Hundreds of police in riot gear surrounded the protesters early Tuesday in the neighborhood of Shaheen Bagh, which has become a focal point for opposition to the law seen as discriminating against Muslims.
Some demonstrators resisted the police and at least nine people had been detained, six of them women, Delhi's joint police commissioner D.C. Srivastava said, adding there was no violence. Television broadcasts showed police taking down tents and billboards at the protest site with bulldozers, as reported by Reuters.
India’s capital has been a focus of unrest against the Citizenship Amendment Act (CAA), which makes it easier for non-Muslims from three neighboring Muslim-dominated countries to gain Indian citizenship. Protests have broken out across India since the law came into force in December, leaving at least 78 people dead in clashes with police. New Delhi witnessed the killing of Muslims and the setting of mosques on fire by Hindu mobs in sectarian violence fueled by the government’s ongoing anti-Muslim policies. Muslims accused police of aiding Hindu mobs in the clashes, including setting fire to mosques and a shrine. The U.N. High Commissioner had voiced “great concern” over India’s amended citizenship law and reports of “police inaction” in the face of communal attacks in Delhi, urging political leaders to prevent violence. In December, the U.N. human rights office condemned the Citizenship Amendment Act (CAA) for being “fundamentally discriminatory in nature.”

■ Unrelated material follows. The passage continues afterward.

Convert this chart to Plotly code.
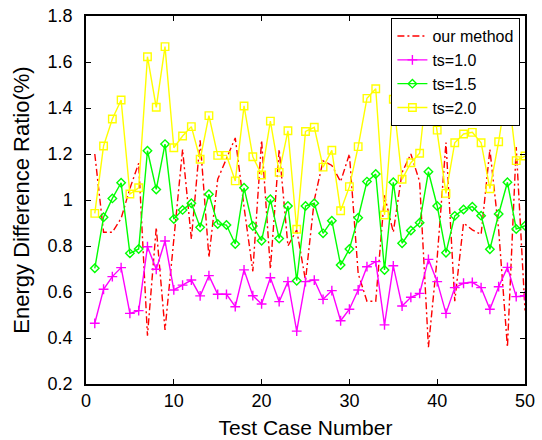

India, with a population of over 1.3 billion, is 80% Hindu and 14% Muslim, which means it has one of the largest Muslim populations of any country in the world. There have been growing questions about the stance of the government, led by Prime Minister Narendra Modi’s Hindu nationalist party, toward India’s 172 million Muslims. Attacks on minorities, especially Muslims, have risen sharply across India in the last few years under the leadership of Modi.
Since cruising back to power in a general election last May, Modi has aggressively carried out his party’s Hindu nationalist agenda, from stripping restive Kashmir, India’s only Muslim-majority region, of its statehood, to supporting a Supreme Court ruling allowing a Hindu temple to be built on the site of a Mughal-era mosque torn down by Hindu mobs in 1992. The citizenship law is seen as a precursor to the National Register of Citizens (NRC) that would culminate in the jailing or deportation of foreigners, appeared to embolden both his followers and his opponents. The rampaging mobs, mostly Hindus attacking Muslim homes and places of worship, were a jarring reminder of the rising religious tensions under Modi.